Seeing as we rely on rice to feed literally billions of people, barnyard grass is a huge problem in modern agriculture.
Now, it comes in both mimic and non-mimic forms.
The wild plant seedlings have drooping leaves and crooked stems tinged red or purple.
But the mimics grow straighter and more compact, with upright leaves and green stems - giving them a strong resemblance to rice seedlings.
And in 2019, researchers in China published a paper that revealed the origin story of barnyard grass in more detail than for any previous case of crop-mimicry.
They compared the genomes of hundreds of individuals - both mimics and non-mimics - from across the Yangtze River basin region of China.
This is where rice was first domesticated and has been grown for thousands of years.
And they found that the region’s barnyard grass-mimics all descend from a single origin around 1000 years ago.
This is well-within recorded history, unlike the other, more ancient cases of crop-mimicry.
So the researchers were even able to match this evolutionary shift with a known historical trigger - a cultural shift that forever changed the DNA of the local plants See, according to Chinese historical records, this was also a time of massive societal change.

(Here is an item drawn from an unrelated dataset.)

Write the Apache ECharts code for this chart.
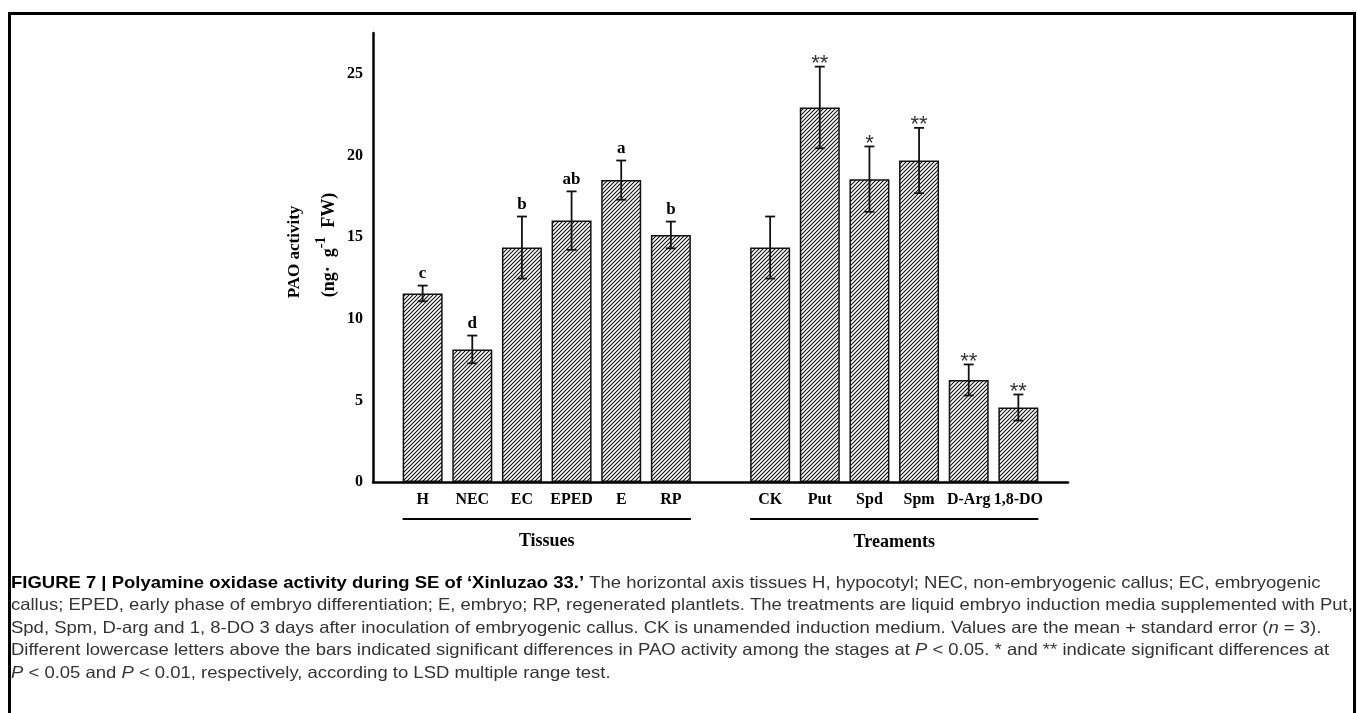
<!DOCTYPE html>
<html>
<head>
<meta charset="utf-8">
<script src="https://cdn.jsdelivr.net/npm/echarts@6/dist/echarts.min.js"></script>
<style>
  html, body { margin: 0; padding: 0; background: #fff; }
  #chart { width: 1357px; height: 713px; }
</style>
</head>
<body>
<div id="chart"></div>
<script>
// empty slots keep the gap before, between and after the two groups
const categories = ["", "H", "NEC", "EC", "EPED", "E", "RP", "", "CK", "Put", "Spd", "Spm", "D-Arg", "1,8-DO", ""];
const paoValues = [null, 11.55, 8.12, 14.36, 16.01, 18.49, 15.13, null, 14.36, 22.94, 18.55, 19.69, 6.25, 4.56, null];
const paoErrors = [null, 0.48, 0.85, 1.9, 1.79, 1.2, 0.82, null, 1.9, 2.5, 2.0, 2.0, 0.95, 0.8, null];
const sigMarks = ["", "c", "d", "b", "ab", "a", "b", "", "", "**", "*", "**", "**", "**", ""];
const groupNames = ["Tissues", "Treaments"];
const groupRanges = [[1, 6], [8, 13]];
const yTickLabels = [0, 5, 10, 15, 20, 25];

const captionLines = [
  [["b", "FIGURE 7 | Polyamine oxidase activity during SE of \u2018Xinluzao 33.\u2019"], ["n", " The horizontal axis tissues H, hypocotyl; NEC, non-embryogenic callus; EC, embryogenic"]],
  [["n", "callus; EPED, early phase of embryo differentiation; E, embryo; RP, regenerated plantlets. The treatments are liquid embryo induction media supplemented with Put,"]],
  [["n", "Spd, Spm, D-arg and 1, 8-DO 3 days after inoculation of embryogenic callus. CK is unamended induction medium. Values are the mean + standard error ("], ["i", "n"], ["n", " = 3)."]],
  [["n", "Different lowercase letters above the bars indicated significant differences in PAO activity among the stages at "], ["i", "P"], ["n", " < 0.05. * and ** indicate significant differences at"]],
  [["i", "P"], ["n", " < 0.05 and "], ["i", "P"], ["n", " < 0.01, respectively, according to LSD multiple range test."]]
];

const serif = '"Liberation Serif", "Times New Roman", serif';
const sans = '"Liberation Sans", Arial, sans-serif';

function makeHatch() {
  const c = document.createElement("canvas");
  c.width = 4;
  c.height = 4;
  const ctx = c.getContext("2d");
  ctx.fillStyle = "#fff";
  ctx.fillRect(0, 0, 4, 4);
  ctx.strokeStyle = "#111";
  ctx.lineWidth = 1.1;
  ctx.beginPath();
  ctx.moveTo(-1, 5); ctx.lineTo(5, -1);
  ctx.moveTo(-1, 1); ctx.lineTo(1, -1);
  ctx.moveTo(3, 5); ctx.lineTo(5, 3);
  ctx.stroke();
  return c;
}

const errData = [];
paoValues.forEach((v, i) => {
  if (v != null) errData.push([i, v - paoErrors[i], v + paoErrors[i], i]);
});

var chartDom = document.getElementById("chart");
var chart = echarts.init(chartDom);

let option = {
  animation: false,
  backgroundColor: "#fff",
  grid: { left: 373, right: 289, top: 33, bottom: 231 },
  xAxis: {
    type: "category",
    data: categories,
    boundaryGap: false,
    axisLine: { lineStyle: { color: "#000", width: 2.5 } },
    axisTick: { show: false },
    axisLabel: {
      interval: 0,
      margin: 10,
      color: "#000",
      fontFamily: serif,
      fontWeight: "bold",
      fontSize: 16,
    },
  },
  yAxis: {
    type: "value",
    min: 0,
    max: 27.5,
    interval: 2.5,
    splitLine: { show: false },
    axisLine: { show: true, lineStyle: { color: "#000", width: 2.5 } },
    axisTick: { inside: true, length: 7, lineStyle: { width: 2, color: "#000" } },
    axisLabel: {
      margin: 10,
      color: "#000",
      fontFamily: serif,
      fontWeight: "bold",
      fontSize: 16,
      formatter: (v) => (yTickLabels.includes(v) ? String(v) : ""),
    },
  },
  series: [
    {
      name: "PAO activity",
      type: "bar",
      barWidth: 40,
      data: paoValues,
      itemStyle: {
        color: { image: makeHatch(), repeat: "repeat" },
        borderColor: "#111",
        borderWidth: 1.5,
      },
    },
    {
      name: "error",
      type: "custom",
      data: errData,
      z: 5,
      renderItem: function (params, api) {
        const idx = api.value(3);
        const top = api.coord([api.value(0), api.value(2)]);
        const bot = api.coord([api.value(0), api.value(1)]);
        const half = 5;
        const mark = sigMarks[idx];
        const isStar = mark.indexOf("*") >= 0;
        const st = { stroke: "#111", lineWidth: 1.8 };
        return {
          type: "group",
          children: [
            { type: "line", shape: { x1: top[0], y1: top[1], x2: bot[0], y2: bot[1] }, style: st },
            { type: "line", shape: { x1: top[0] - half, y1: top[1], x2: top[0] + half, y2: top[1] }, style: st },
            { type: "line", shape: { x1: bot[0] - half, y1: bot[1], x2: bot[0] + half, y2: bot[1] }, style: st },
            {
              type: "text",
              style: {
                text: mark,
                x: top[0],
                y: isStar ? top[1] - 3 : top[1] - 3,
                align: "center",
                verticalAlign: isStar ? "middle" : "bottom",
                fill: isStar ? "#333" : "#000",
                font: isStar ? "22px " + sans : "bold 17px " + serif,
              },
            },
          ],
        };
      },
    },
  ],
};

option && chart.setOption(option);

// group brackets and names under the axis labels
const extra = [];
groupRanges.forEach((r, k) => {
  const x1 = chart.convertToPixel({ xAxisIndex: 0 }, r[0]) - 20;
  const x2 = chart.convertToPixel({ xAxisIndex: 0 }, r[1]) + 20;
  extra.push({ type: "line", shape: { x1: x1, y1: 519, x2: x2, y2: 519 }, style: { stroke: "#000", lineWidth: 2 } });
  extra.push({
    type: "text",
    style: { text: groupNames[k], x: (x1 + x2) / 2, y: 541 + k, align: "center", verticalAlign: "middle", font: "bold 18px " + serif, fill: "#000" },
  });
});

// y axis title, two rotated lines
extra.push({
  type: "text",
  rotation: Math.PI / 2,
  x: 295,
  y: 252,
  style: { text: "PAO activity", align: "center", verticalAlign: "middle", font: "bold 17px " + serif, fill: "#000" },
});
extra.push({
  type: "text",
  rotation: Math.PI / 2,
  x: 329,
  y: 245,
  style: {
    text: "(ng\u00b7  g{sup|-1}  FW)",
    align: "center",
    verticalAlign: "middle",
    font: "bold 18px " + serif,
    fill: "#000",
    rich: { sup: { font: "bold 14px " + serif, verticalAlign: "top", lineHeight: 30, padding: [0, 0, 16, 0] } },
  },
});

// figure frame
extra.push({ type: "polyline", shape: { points: [[9.5, 713], [9.5, 13.5], [1354.5, 13.5], [1354.5, 713]] }, style: { stroke: "#000", lineWidth: 3, fill: null } });

// caption
const fontsFor = { b: "bold 16.5px " + sans, n: "16.5px " + sans, i: "italic 16.5px " + sans };
captionLines.forEach((line, li) => {
  const text = line.map(([s, t]) => "{" + s + "|" + t.replace(/[{}]/g, "") + "}").join("");
  extra.push({
    type: "text",
    x: 11,
    y: 583 + li * 22.6,
    scaleX: 1.12,
    style: {
      text: text,
      verticalAlign: "middle",
      rich: {
        b: { font: fontsFor.b, fill: "#000" },
        n: { font: fontsFor.n, fill: "#333" },
        i: { font: fontsFor.i, fill: "#333" },
      },
    },
  });
});

chart.setOption({ graphic: extra });
</script>
</body>
</html>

The Yangtze River basin became the economic center of the ruling Song Dynasty right around this time.
This spurred rapid population growth in the region that, in turn, massively increased rice cultivation.
So perhaps it’s not surprising that this was also when the region’s rice-mimics emerged.
The intensification of rice production would have led to more intense selection pressure on the local weeds that were constantly being detected and removed, encouraging the evolution of rice-mimicry.
And once a mimic emerged that was good enough to fool the farmers, its descendants spread through the entire region.
The researchers identified 87 genes related to shape and structure that seem to have undergone significant changes in the mimics since they arose a millennium ago.
These included a gene called Lazy1, which is important for determining the angle at which a plant’s side shoots develop from the main stem.
The researchers found a strong signal of past human selection on this gene, favoring variants that gave the weed a more upright, compact, rice-like look.
And today, 1000 years later, rice farmers are still regularly fooled by this disguise.
At its core, Vavilovian mimicry is a simple process that comes almost inevitably from the interplay of variation, selection, and generations of human mistakes.
Despite all of our planning and intention, we reap what we sow whether that’s crops, weeds, or something in between.